──────── Records provided

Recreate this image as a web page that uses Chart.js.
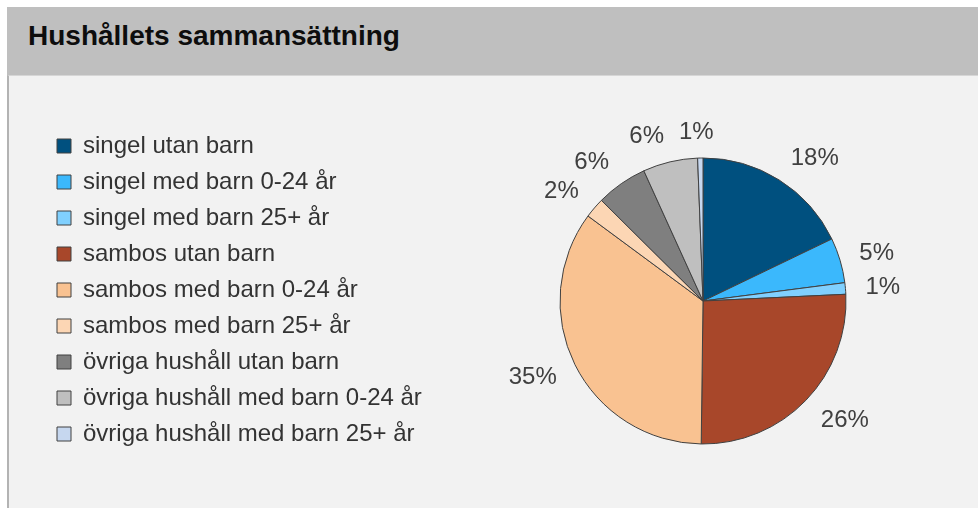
<!DOCTYPE html>
<html lang="sv">
<head>
    <meta charset="UTF-8">
    <title>Hushållets sammansättning</title>
    <script src="https://cdn.jsdelivr.net/npm/chart.js"></script>
    <style>
        body, html {
            margin: 0;
            padding: 0;
            width: 978px;
            height: 508px;
            background-color: #ffffff;
            font-family: 'Liberation Sans', Arial, sans-serif;
            overflow: hidden;
        }
        .header {
            position: absolute;
            left: 7px;
            top: 7px;
            width: 971px;
            height: 68px;
            background-color: #bfbfbf;
        }
        .header h1 {
            position: absolute;
            left: 21px;
            top: 15px;
            margin: 0;
            font-size: 28px;
            line-height: 28px;
            font-weight: bold;
            color: #0d0d0d;
        }
        .panel {
            position: absolute;
            left: 7px;
            top: 75px;
            width: 969px;
            height: 433px;
            background-color: #f2f2f2;
            border-left: 2px solid #b3b3b3;
            border-top: 1px solid #d6d6d6;
        }
        .chart-box {
            position: absolute;
            left: 0;
            top: 0;
            width: 969px;
            height: 432px;
        }
    </style>
</head>
<body>
    <div class="header">
        <h1>Hushållets sammansättning</h1>
    </div>
    <div class="panel">
        <div class="chart-box">
            <canvas id="pieChart"></canvas>
        </div>
    </div>

    <script>
        // Kategorier och andelar (%)
        const categories = [
            'singel utan barn',
            'singel med barn 0-24 år',
            'singel med barn 25+ år',
            'sambos utan barn',
            'sambos med barn 0-24 år',
            'sambos med barn 25+ år',
            'övriga hushåll utan barn',
            'övriga hushåll med barn 0-24 år',
            'övriga hushåll med barn 25+ år'
        ];
        const shares = [17.9, 5.1, 1.3, 26.0, 35.0, 2.3, 5.8, 6.2, 0.6];
        const sliceColors = ['#00507f', '#3bb8fc', '#80d0fe', '#a8472a', '#f9c291', '#fcd6b4', '#7f7f7f', '#bfbfbf', '#c6d7ef'];

        // Procentetiketter utanför cirkeln
        const outsideLabels = {
            id: 'outsideLabels',
            afterDatasetsDraw(chart) {
                const ctx = chart.ctx;
                const meta = chart.getDatasetMeta(0);
                const data = chart.data.datasets[0].data;
                const total = data.reduce((a, b) => a + b, 0);
                ctx.save();
                ctx.font = '24px "Liberation Sans", Arial, sans-serif';
                ctx.fillStyle = '#404040';
                ctx.textAlign = 'center';
                ctx.textBaseline = 'middle';
                meta.data.forEach((arc, i) => {
                    const p = arc.getProps(['x', 'y', 'startAngle', 'endAngle', 'outerRadius'], true);
                    const mid = (p.startAngle + p.endAngle) / 2;
                    const dx = Math.cos(mid);
                    const dy = Math.sin(mid);
                    const text = Math.round(data[i] / total * 100) + '%';
                    const w = ctx.measureText(text).width;
                    const ax = p.x + (p.outerRadius + 18) * dx;
                    const ay = p.y + (p.outerRadius + 18) * dy;
                    const ox = (w / 2 + 2) * Math.max(-1, Math.min(1, dx * 10));
                    const oy = 9 * dy;
                    ctx.fillText(text, ax + ox, ay + oy + 1);
                });
                ctx.restore();
            }
        };

        new Chart(document.getElementById('pieChart').getContext('2d'), {
            type: 'pie',
            data: {
                labels: categories,
                datasets: [{
                    data: shares,
                    backgroundColor: sliceColors,
                    borderColor: '#404040',
                    borderWidth: 1
                }]
            },
            options: {
                responsive: true,
                maintainAspectRatio: false,
                animation: false,
                radius: 143,
                layout: {
                    padding: { left: 36, right: 0, top: 0, bottom: 4 }
                },
                plugins: {
                    title: {
                        display: true,
                        text: ' ',
                        color: 'rgba(0,0,0,0)',
                        font: { size: 10 },
                        padding: { top: 5, bottom: 5 }
                    },
                    legend: {
                        position: 'left',
                        align: 'center',
                        maxWidth: 383,
                        labels: {
                            boxWidth: 14,
                            boxHeight: 14,
                            padding: 12,
                            color: '#333333',
                            font: { size: 24, family: '"Liberation Sans", Arial, sans-serif' }
                        }
                    },
                    tooltip: { enabled: false }
                }
            },
            plugins: [outsideLabels]
        });
    </script>
</body>
</html>
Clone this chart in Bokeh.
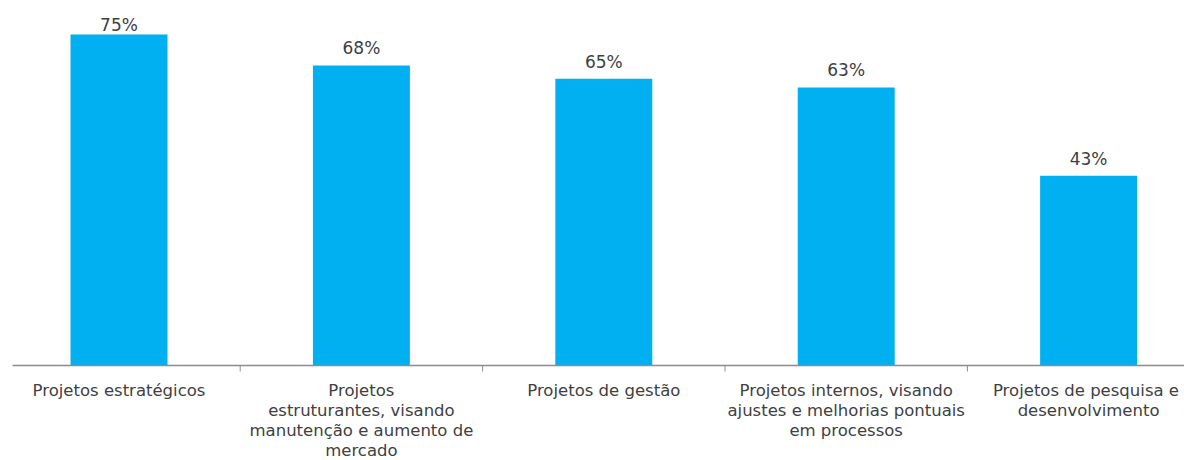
from bokeh.plotting import figure
from bokeh.models import Range1d, ColumnDataSource
from bokeh.embed import file_html
from bokeh.resources import INLINE
from bokeh.core.properties import value

categories = [
    "Projetos estratégicos",
    "Projetos\nestruturantes, visando\nmanutenção e aumento de\nmercado",
    "Projetos de gestão",
    "Projetos internos, visando\najustes e melhorias pontuais\nem processos",
    "Projetos de pesquisa  e\ndesenvolvimento",
]
values = [75, 68, 65, 63, 43]
value_labels = ["75%", "68%", "65%", "63%", "43%"]

W, H = 1184, 460
PPU = 4.413          # pixels per percentage point
CAT_PX = 242.4       # pixels per category
base_px = 365        # baseline position from top
first_center_px = 118.5

x_start = -first_center_px / CAT_PX
x_end = x_start + W / CAT_PX
y_end = base_px / PPU
y_start = -(H - base_px) / PPU

p = figure(width=W, height=H, output_backend="svg", toolbar_location=None,
           x_range=Range1d(x_start, x_end), y_range=Range1d(y_start, y_end),
           min_border=0, outline_line_color=None)
p.xaxis.visible = False
p.yaxis.visible = False
p.grid.visible = False
p.background_fill_color = "white"
p.border_fill_color = "white"

xs = list(range(len(categories)))
src = ColumnDataSource(dict(x=xs, top=values, cat=categories, lab=value_labels,
                            ly=[min(v + 17 / PPU, (base_px - 24) / PPU) for v in values]))

p.vbar(x="x", top="top", bottom=0, width=0.40, source=src,
       fill_color="#00B0F0", line_color=None)

# baseline axis line and category separators
p.segment(x0=[x_start + 12 / CAT_PX], y0=[0], x1=[x_end], y1=[0],
          line_color="#8c8c8c", line_width=1.5)
seps = [i + 0.5 for i in xs[:-1]]
p.segment(x0=seps, y0=[0] * len(seps), x1=seps, y1=[-6 / PPU] * len(seps),
          line_color="#8c8c8c", line_width=1)

# value labels
p.text(x="x", y="ly", text="lab", source=src, text_align="center",
       text_baseline="alphabetic", text_font=value("DejaVu Sans"),
       text_font_size="17px", text_color="#404040")

# category labels
p.text(x="x", y=-(380 - base_px) / PPU, text="cat", source=src, text_align="center",
       text_baseline="top", text_font=value("DejaVu Sans"),
       text_font_size="16.5px", text_color="#404040", text_line_height=1.06)

open("out.html", "w").write(file_html(p, INLINE))
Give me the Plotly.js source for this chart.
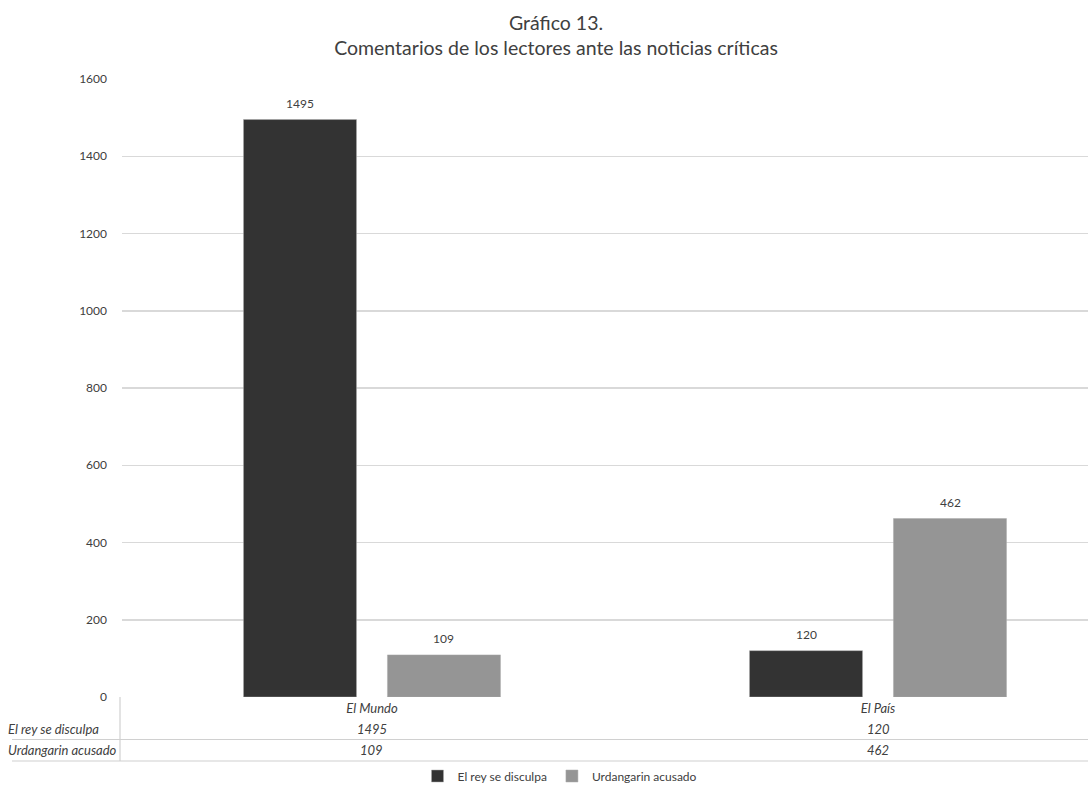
<!DOCTYPE html>
<html>
<head>
<meta charset="utf-8">
<script src="https://cdn.plot.ly/plotly-3.0.1.min.js"></script>
<style>html,body{margin:0;padding:0;background:#fff;}#chart{width:1088px;height:787px;}</style>
</head>
<body>
<div id="chart"></div>
<script>
const categories = ['El Mundo', 'El País'];
const seriesNames = ['El rey se disculpa', 'Urdangarin acusado'];
const reyValues = [1495, 120];
const urdangarinValues = [109, 462];
const yTicks = [0, 200, 400, 600, 800, 1000, 1200, 1400, 1600];
const colors = ['#333333', '#959595'];

const FONT = 'Lato, "Open Sans", sans-serif';
const W = 1088, L = 122, PW = W - L;
const px = p => (p - L) / PW;
const py = p => (697 - p) / 618;

const series = [reyValues, urdangarinValues];
const traces = series.map((vals, i) => ({
  type: 'bar', name: seriesNames[i], x: categories, y: vals,
  marker: {color: colors[i], line: {color: '#aaaaaa', width: 0.5}},
  hoverinfo: 'x+y'
}));

const annotations = [];
// data labels
series.forEach((vals, i) => {
  vals.forEach((v, j) => {
    annotations.push({x: categories[j], y: v, xref: 'x', yref: 'y', text: String(v),
      showarrow: false, yanchor: 'bottom', yshift: 7, xshift: i === 0 ? -72 : 72,
      font: {family: FONT, size: 12, color: '#404040'}});
  });
});
// data table
const rowY = [py(729), py(750)];
series.forEach((vals, i) => {
  annotations.push({x: px(6), y: rowY[i], xref: 'paper', yref: 'paper', text: seriesNames[i],
    showarrow: false, xanchor: 'left', yanchor: 'middle',
    font: {family: FONT, size: 13, color: '#404040', style: 'italic'}});
  vals.forEach((v, j) => {
    annotations.push({x: categories[j], y: rowY[i], xref: 'x', yref: 'paper', text: String(v),
      showarrow: false, xanchor: 'center', yanchor: 'middle',
      font: {family: FONT, size: 13, color: '#404040', style: 'italic'}});
  });
});

const shapes = [
  {type: 'line', xref: 'paper', yref: 'paper', x0: px(12), x1: 1.0, y0: py(739.5), y1: py(739.5), line: {color: '#d0d0d0', width: 1.2}},
  {type: 'line', xref: 'paper', yref: 'paper', x0: px(12), x1: 1.0, y0: py(761), y1: py(761), line: {color: '#d0d0d0', width: 1.2}},
  {type: 'line', xref: 'paper', yref: 'paper', x0: px(120), x1: px(120), y0: py(697), y1: py(761), line: {color: '#d0d0d0', width: 1.2}}
];

const layout = {
  width: 1088, height: 787,
  paper_bgcolor: '#ffffff', plot_bgcolor: '#ffffff',
  margin: {l: L, r: 0, t: 79, b: 90, pad: 0},
  title: {text: 'Gráfico 13.<br>Comentarios de los lectores ante las noticias críticas',
    x: 556 / 1088, xref: 'container', xanchor: 'center', y: 1 - 30 / 787, yref: 'container', yanchor: 'middle',
    font: {family: FONT, size: 19.5, color: '#404040'}},
  barmode: 'group', bargap: 0.431, bargroupgap: 0.215,
  xaxis: {type: 'category', range: [-0.494, 1.415], showgrid: false, showline: false, ticks: '',
    ticklabelstandoff: 2,
    tickfont: {family: FONT, size: 13, color: '#404040', style: 'italic'}, fixedrange: true},
  yaxis: {range: [0, 1600], tickvals: yTicks, ticktext: yTicks.map(String), showgrid: true,
    gridcolor: '#d9d9d9', gridwidth: 1.5, zeroline: true, zerolinecolor: '#ffffff', showline: false,
    ticks: '', ticklabelstandoff: 14, tickfont: {family: FONT, size: 12, color: '#404040'}},
  showlegend: true,
  legend: {orientation: 'h', x: px(560), xanchor: 'center', yref: 'container', y: 11 / 787, yanchor: 'middle',
    font: {family: FONT, size: 12, color: '#404040'}, itemwidth: 30, traceorder: 'normal',
    tracegroupgap: 0, borderwidth: 0},
  annotations: annotations, shapes: shapes
};

Plotly.newPlot('chart', traces, layout, {displayModeBar: false, staticPlot: true});
</script>
</body>
</html>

────────────────

— Required work —
Say the number of lines in the records above that include the string "this", and no more.

— Expected output —
3